Start of Provided data

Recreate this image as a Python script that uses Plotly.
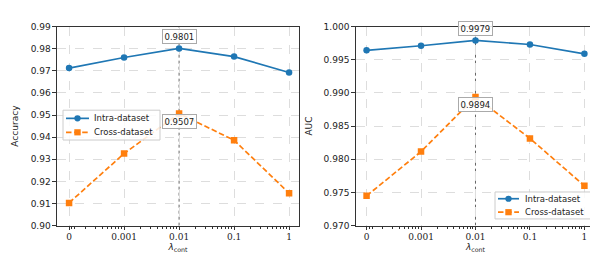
import plotly.graph_objects as go
from plotly.subplots import make_subplots
import math

lambda_labels = ["0", "0.001", "0.01", "0.1", "1"]
acc_intra = [0.9712, 0.9760, 0.9801, 0.9764, 0.9692]
acc_cross = [0.9103, 0.9326, 0.9507, 0.9386, 0.9147]
auc_intra = [0.99642, 0.99710, 0.99790, 0.99729, 0.99589]
auc_cross = [0.97449, 0.98116, 0.98940, 0.98314, 0.97601]
series_names = ["Intra-dataset", "Cross-dataset"]

pos = list(range(len(lambda_labels)))
BLUE = "#1f77b4"
ORANGE = "#ff7f0e"
DASH = "5.5px,2.6px"
W, H = 598, 265

fig = make_subplots(rows=1, cols=2)

def add_pair(intra, cross, col):
    fig.add_trace(go.Scatter(x=pos, y=intra, mode="lines+markers", name=series_names[0],
                             line=dict(color=BLUE, width=1.7),
                             marker=dict(symbol="circle", size=6.5, color=BLUE),
                             showlegend=False), row=1, col=col)
    fig.add_trace(go.Scatter(x=pos, y=cross, mode="lines+markers", name=series_names[1],
                             line=dict(color=ORANGE, width=1.7, dash=DASH),
                             marker=dict(symbol="square", size=6.5, color=ORANGE),
                             showlegend=False), row=1, col=col)

add_pair(acc_intra, acc_cross, 1)
add_pair(auc_intra, auc_cross, 2)

# minor ticks (symlog-like)
minor = [0.05, 0.1]
minor += [1 + math.log10(k / 10) for k in range(2, 10)]
for d in range(1, 4):
    minor += [d + math.log10(k) for k in range(2, 10)]

axis_font = dict(family="DejaVu Sans", size=9, color="#222")
xcommon = dict(tickmode="array", tickvals=pos, ticktext=lambda_labels,
               tickfont=dict(family="DejaVu Serif", size=9, color="#222"),
               showline=True, linecolor="#333", linewidth=1, mirror=True,
               ticks="outside", ticklen=3, tickcolor="#333",
               showgrid=True, gridcolor="#dddddd", griddash="dash", gridwidth=0.8,
               zeroline=False,
               minor=dict(tickmode="array", tickvals=minor, ticks="outside", ticklen=2,
                          tickcolor="#333", showgrid=False),
               title=dict(text="<i>λ</i><sub>cont</sub>", font=dict(family="DejaVu Sans", size=9, color="#222"), standoff=2))
ycommon = dict(showline=True, linecolor="#333", linewidth=1, mirror=True,
               ticks="outside", ticklen=3.5, tickcolor="#333", tickfont=axis_font,
               showgrid=True, gridcolor="#dddddd", griddash="dash", gridwidth=0.8,
               zeroline=False)

fig.update_layout(
    xaxis=dict(domain=[0.0819, 0.4866], range=[-0.22, 4.18], **xcommon),
    xaxis2=dict(domain=[0.5814, 0.9821], range=[-0.2, 4.2], **xcommon),
    yaxis=dict(domain=[0.166, 0.947], range=[0.90, 0.99], tickvals=[0.90 + 0.01 * i for i in range(10)],
               tickformat=".2f", title=dict(text="Accuracy", font=axis_font, standoff=10), **ycommon),
    yaxis2=dict(domain=[0.166, 0.947], range=[0.970, 1.000], tickvals=[0.970 + 0.005 * i for i in range(7)],
                tickformat=".3f", title=dict(text="AUC", font=axis_font, standoff=9), **ycommon),
)

# vertical dotted lines at lambda = 0.01
for xr, yr in [("x", "y domain"), ("x2", "y2 domain")]:
    fig.add_shape(type="line", xref=xr, yref=yr, x0=2, x1=2, y0=0, y1=1,
                  line=dict(color="#555", width=0.9, dash="dot"), layer="below")

ann_font = dict(family="DejaVu Sans", size=8.5, color="#222")
for xr, yr, yv, shift in [("x", "y", acc_intra[2], 12), ("x", "y", acc_cross[2], -8),
                          ("x2", "y2", auc_intra[2], 12), ("x2", "y2", auc_cross[2], -8)]:
    fig.add_annotation(x=2, y=yv, xref=xr, yref=yr, text=f"{yv:.4f}", showarrow=False,
                       yshift=shift, font=ann_font, bgcolor="rgba(255,255,255,0.85)",
                       bordercolor="#aaaaaa", borderwidth=1, borderpad=1.5)

# custom compact legends (pixel layout -> paper coords)
def px(x):
    return x / W

def py(y):
    return 1 - y / H

def legend_box(x0, y0, x1, y1, rows, lx0, lx1, tx):
    fig.add_shape(type="rect", xref="paper", yref="paper", x0=px(x0), x1=px(x1), y0=py(y0), y1=py(y1),
                  line=dict(color="#cccccc", width=1), fillcolor="rgba(255,255,255,0.85)", layer="above")
    styles = [(BLUE, "solid", "circle"), (ORANGE, DASH, "square")]
    for (color, dash, sym), ry, name in zip(styles, rows, series_names):
        fig.add_shape(type="line", xref="paper", yref="paper", x0=px(lx0), x1=px(lx1), y0=py(ry), y1=py(ry),
                      line=dict(color=color, width=1.7, dash=dash), layer="above")
        cx = (lx0 + lx1) / 2
        r = 3.2
        fig.add_shape(type="circle" if sym == "circle" else "rect", xref="paper", yref="paper",
                      x0=px(cx - r), x1=px(cx + r), y0=py(ry + r), y1=py(ry - r),
                      line=dict(color=color, width=0), fillcolor=color, layer="above")
        fig.add_annotation(xref="paper", yref="paper", x=px(tx), y=py(ry), text=name, showarrow=False,
                           xanchor="left", yanchor="middle",
                           font=dict(family="DejaVu Sans", size=8.5, color="#222"))

legend_box(55, 101, 152, 132, [109.5, 124], 58, 81, 84)
legend_box(487, 186, 583, 214, [193, 207], 490, 511, 515)

fig.update_layout(width=W, height=H, margin=dict(l=0, r=0, t=0, b=0),
                  plot_bgcolor="white", paper_bgcolor="white", showlegend=False)

fig.write_html("out.html")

End of Provided data

Problem to solve:
Starting at the top of the listing above, please restate word for word each line up to and including the one that holds "fig = make_subplots(rows=1, cols=2)", omitting every image.

Full response:
Recreate this image as a Python script that uses Plotly.
import plotly.graph_objects as go
from plotly.subplots import make_subplots
import math

lambda_labels = ["0", "0.001", "0.01", "0.1", "1"]
acc_intra = [0.9712, 0.9760, 0.9801, 0.9764, 0.9692]
acc_cross = [0.9103, 0.9326, 0.9507, 0.9386, 0.9147]
auc_intra = [0.99642, 0.99710, 0.99790, 0.99729, 0.99589]
auc_cross = [0.97449, 0.98116, 0.98940, 0.98314, 0.97601]
series_names = ["Intra-dataset", "Cross-dataset"]

pos = list(range(len(lambda_labels)))
BLUE = "#1f77b4"
ORANGE = "#ff7f0e"
DASH = "5.5px,2.6px"
W, H = 598, 265

fig = make_subplots(rows=1, cols=2)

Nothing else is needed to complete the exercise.